→ Given exercise
Transcribe the whole listing without a single picture.
▬▬▬▬▬▬
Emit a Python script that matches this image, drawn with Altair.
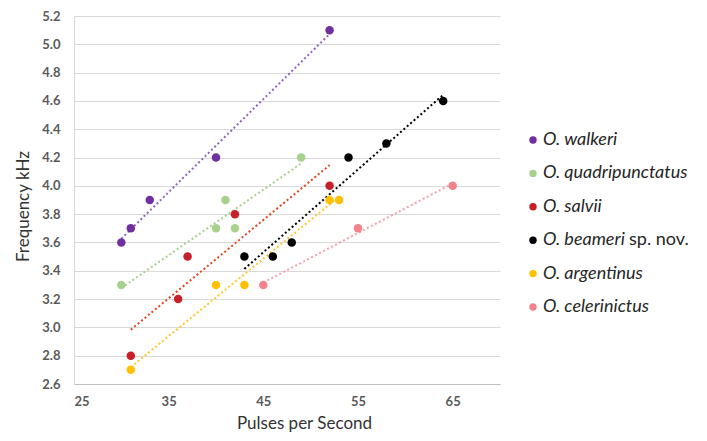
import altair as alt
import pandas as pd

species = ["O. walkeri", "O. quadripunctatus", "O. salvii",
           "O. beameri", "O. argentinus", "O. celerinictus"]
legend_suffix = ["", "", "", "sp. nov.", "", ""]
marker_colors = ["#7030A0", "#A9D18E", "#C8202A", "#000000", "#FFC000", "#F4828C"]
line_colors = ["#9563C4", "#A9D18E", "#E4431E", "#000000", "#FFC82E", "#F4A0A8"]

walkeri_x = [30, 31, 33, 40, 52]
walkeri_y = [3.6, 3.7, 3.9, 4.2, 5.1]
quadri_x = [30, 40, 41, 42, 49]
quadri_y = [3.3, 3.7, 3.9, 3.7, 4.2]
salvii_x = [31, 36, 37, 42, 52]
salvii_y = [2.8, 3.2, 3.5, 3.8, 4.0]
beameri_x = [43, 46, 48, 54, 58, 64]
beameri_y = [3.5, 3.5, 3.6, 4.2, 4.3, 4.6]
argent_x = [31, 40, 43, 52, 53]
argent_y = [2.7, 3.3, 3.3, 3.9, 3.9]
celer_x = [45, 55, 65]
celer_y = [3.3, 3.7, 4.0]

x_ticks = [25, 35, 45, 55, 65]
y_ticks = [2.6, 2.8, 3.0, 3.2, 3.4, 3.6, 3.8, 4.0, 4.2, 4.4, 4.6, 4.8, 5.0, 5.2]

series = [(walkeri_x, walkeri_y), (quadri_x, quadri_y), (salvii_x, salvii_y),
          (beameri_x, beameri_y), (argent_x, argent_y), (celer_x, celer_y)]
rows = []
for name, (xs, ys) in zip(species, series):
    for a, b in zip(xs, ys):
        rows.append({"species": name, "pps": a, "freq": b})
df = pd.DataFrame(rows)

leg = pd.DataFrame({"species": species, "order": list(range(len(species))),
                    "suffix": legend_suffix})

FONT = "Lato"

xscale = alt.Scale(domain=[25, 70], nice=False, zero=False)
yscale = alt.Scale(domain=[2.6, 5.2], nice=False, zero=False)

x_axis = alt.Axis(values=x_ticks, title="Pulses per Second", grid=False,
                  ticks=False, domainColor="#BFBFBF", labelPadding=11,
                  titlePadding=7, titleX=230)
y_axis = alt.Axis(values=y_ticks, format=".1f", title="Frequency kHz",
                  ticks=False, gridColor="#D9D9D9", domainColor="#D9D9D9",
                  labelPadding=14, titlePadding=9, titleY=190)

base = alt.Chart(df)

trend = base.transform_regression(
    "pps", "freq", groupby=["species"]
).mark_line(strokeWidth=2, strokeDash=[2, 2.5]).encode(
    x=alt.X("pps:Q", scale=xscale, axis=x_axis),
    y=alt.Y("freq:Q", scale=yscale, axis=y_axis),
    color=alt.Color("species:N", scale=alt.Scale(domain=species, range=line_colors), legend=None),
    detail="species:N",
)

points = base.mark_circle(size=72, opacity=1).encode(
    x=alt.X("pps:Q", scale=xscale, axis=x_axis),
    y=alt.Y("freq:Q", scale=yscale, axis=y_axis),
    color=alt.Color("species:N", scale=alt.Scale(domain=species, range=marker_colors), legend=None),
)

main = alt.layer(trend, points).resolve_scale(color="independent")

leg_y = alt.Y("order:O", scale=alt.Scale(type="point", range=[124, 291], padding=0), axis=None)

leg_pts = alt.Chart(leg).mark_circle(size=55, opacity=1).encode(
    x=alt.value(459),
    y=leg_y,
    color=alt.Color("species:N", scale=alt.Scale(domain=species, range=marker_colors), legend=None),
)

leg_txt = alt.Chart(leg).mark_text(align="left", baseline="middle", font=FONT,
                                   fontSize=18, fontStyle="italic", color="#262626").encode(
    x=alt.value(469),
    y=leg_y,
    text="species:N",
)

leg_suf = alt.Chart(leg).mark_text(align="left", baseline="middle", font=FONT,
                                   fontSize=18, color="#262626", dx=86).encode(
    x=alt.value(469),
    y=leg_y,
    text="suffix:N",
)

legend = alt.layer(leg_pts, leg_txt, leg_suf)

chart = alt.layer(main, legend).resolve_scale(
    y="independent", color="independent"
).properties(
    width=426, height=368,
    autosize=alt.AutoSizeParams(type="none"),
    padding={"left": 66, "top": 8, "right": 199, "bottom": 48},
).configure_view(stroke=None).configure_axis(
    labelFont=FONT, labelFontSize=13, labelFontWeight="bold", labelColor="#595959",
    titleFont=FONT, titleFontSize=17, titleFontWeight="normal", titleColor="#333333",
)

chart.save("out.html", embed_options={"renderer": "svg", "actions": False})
▬▬▬▬▬▬
→ Result of the task
Emit a Python script that matches this image, drawn with Altair.
import altair as alt
import pandas as pd

species = ["O. walkeri", "O. quadripunctatus", "O. salvii",
           "O. beameri", "O. argentinus", "O. celerinictus"]
legend_suffix = ["", "", "", "sp. nov.", "", ""]
marker_colors = ["#7030A0", "#A9D18E", "#C8202A", "#000000", "#FFC000", "#F4828C"]
line_colors = ["#9563C4", "#A9D18E", "#E4431E", "#000000", "#FFC82E", "#F4A0A8"]

walkeri_x = [30, 31, 33, 40, 52]
walkeri_y = [3.6, 3.7, 3.9, 4.2, 5.1]
quadri_x = [30, 40, 41, 42, 49]
quadri_y = [3.3, 3.7, 3.9, 3.7, 4.2]
salvii_x = [31, 36, 37, 42, 52]
salvii_y = [2.8, 3.2, 3.5, 3.8, 4.0]
beameri_x = [43, 46, 48, 54, 58, 64]
beameri_y = [3.5, 3.5, 3.6, 4.2, 4.3, 4.6]
argent_x = [31, 40, 43, 52, 53]
argent_y = [2.7, 3.3, 3.3, 3.9, 3.9]
celer_x = [45, 55, 65]
celer_y = [3.3, 3.7, 4.0]

x_ticks = [25, 35, 45, 55, 65]
y_ticks = [2.6, 2.8, 3.0, 3.2, 3.4, 3.6, 3.8, 4.0, 4.2, 4.4, 4.6, 4.8, 5.0, 5.2]

series = [(walkeri_x, walkeri_y), (quadri_x, quadri_y), (salvii_x, salvii_y),
          (beameri_x, beameri_y), (argent_x, argent_y), (celer_x, celer_y)]
rows = []
for name, (xs, ys) in zip(species, series):
    for a, b in zip(xs, ys):
        rows.append({"species": name, "pps": a, "freq": b})
df = pd.DataFrame(rows)

leg = pd.DataFrame({"species": species, "order": list(range(len(species))),
                    "suffix": legend_suffix})

FONT = "Lato"

xscale = alt.Scale(domain=[25, 70], nice=False, zero=False)
yscale = alt.Scale(domain=[2.6, 5.2], nice=False, zero=False)

x_axis = alt.Axis(values=x_ticks, title="Pulses per Second", grid=False,
                  ticks=False, domainColor="#BFBFBF", labelPadding=11,
                  titlePadding=7, titleX=230)
y_axis = alt.Axis(values=y_ticks, format=".1f", title="Frequency kHz",
                  ticks=False, gridColor="#D9D9D9", domainColor="#D9D9D9",
                  labelPadding=14, titlePadding=9, titleY=190)

base = alt.Chart(df)

trend = base.transform_regression(
    "pps", "freq", groupby=["species"]
).mark_line(strokeWidth=2, strokeDash=[2, 2.5]).encode(
    x=alt.X("pps:Q", scale=xscale, axis=x_axis),
    y=alt.Y("freq:Q", scale=yscale, axis=y_axis),
    color=alt.Color("species:N", scale=alt.Scale(domain=species, range=line_colors), legend=None),
    detail="species:N",
)

points = base.mark_circle(size=72, opacity=1).encode(
    x=alt.X("pps:Q", scale=xscale, axis=x_axis),
    y=alt.Y("freq:Q", scale=yscale, axis=y_axis),
    color=alt.Color("species:N", scale=alt.Scale(domain=species, range=marker_colors), legend=None),
)

main = alt.layer(trend, points).resolve_scale(color="independent")

leg_y = alt.Y("order:O", scale=alt.Scale(type="point", range=[124, 291], padding=0), axis=None)

leg_pts = alt.Chart(leg).mark_circle(size=55, opacity=1).encode(
    x=alt.value(459),
    y=leg_y,
    color=alt.Color("species:N", scale=alt.Scale(domain=species, range=marker_colors), legend=None),
)

leg_txt = alt.Chart(leg).mark_text(align="left", baseline="middle", font=FONT,
                                   fontSize=18, fontStyle="italic", color="#262626").encode(
    x=alt.value(469),
    y=leg_y,
    text="species:N",
)

leg_suf = alt.Chart(leg).mark_text(align="left", baseline="middle", font=FONT,
                                   fontSize=18, color="#262626", dx=86).encode(
    x=alt.value(469),
    y=leg_y,
    text="suffix:N",
)

legend = alt.layer(leg_pts, leg_txt, leg_suf)

chart = alt.layer(main, legend).resolve_scale(
    y="independent", color="independent"
).properties(
    width=426, height=368,
    autosize=alt.AutoSizeParams(type="none"),
    padding={"left": 66, "top": 8, "right": 199, "bottom": 48},
).configure_view(stroke=None).configure_axis(
    labelFont=FONT, labelFontSize=13, labelFontWeight="bold", labelColor="#595959",
    titleFont=FONT, titleFontSize=17, titleFontWeight="normal", titleColor="#333333",
)

chart.save("out.html", embed_options={"renderer": "svg", "actions": False})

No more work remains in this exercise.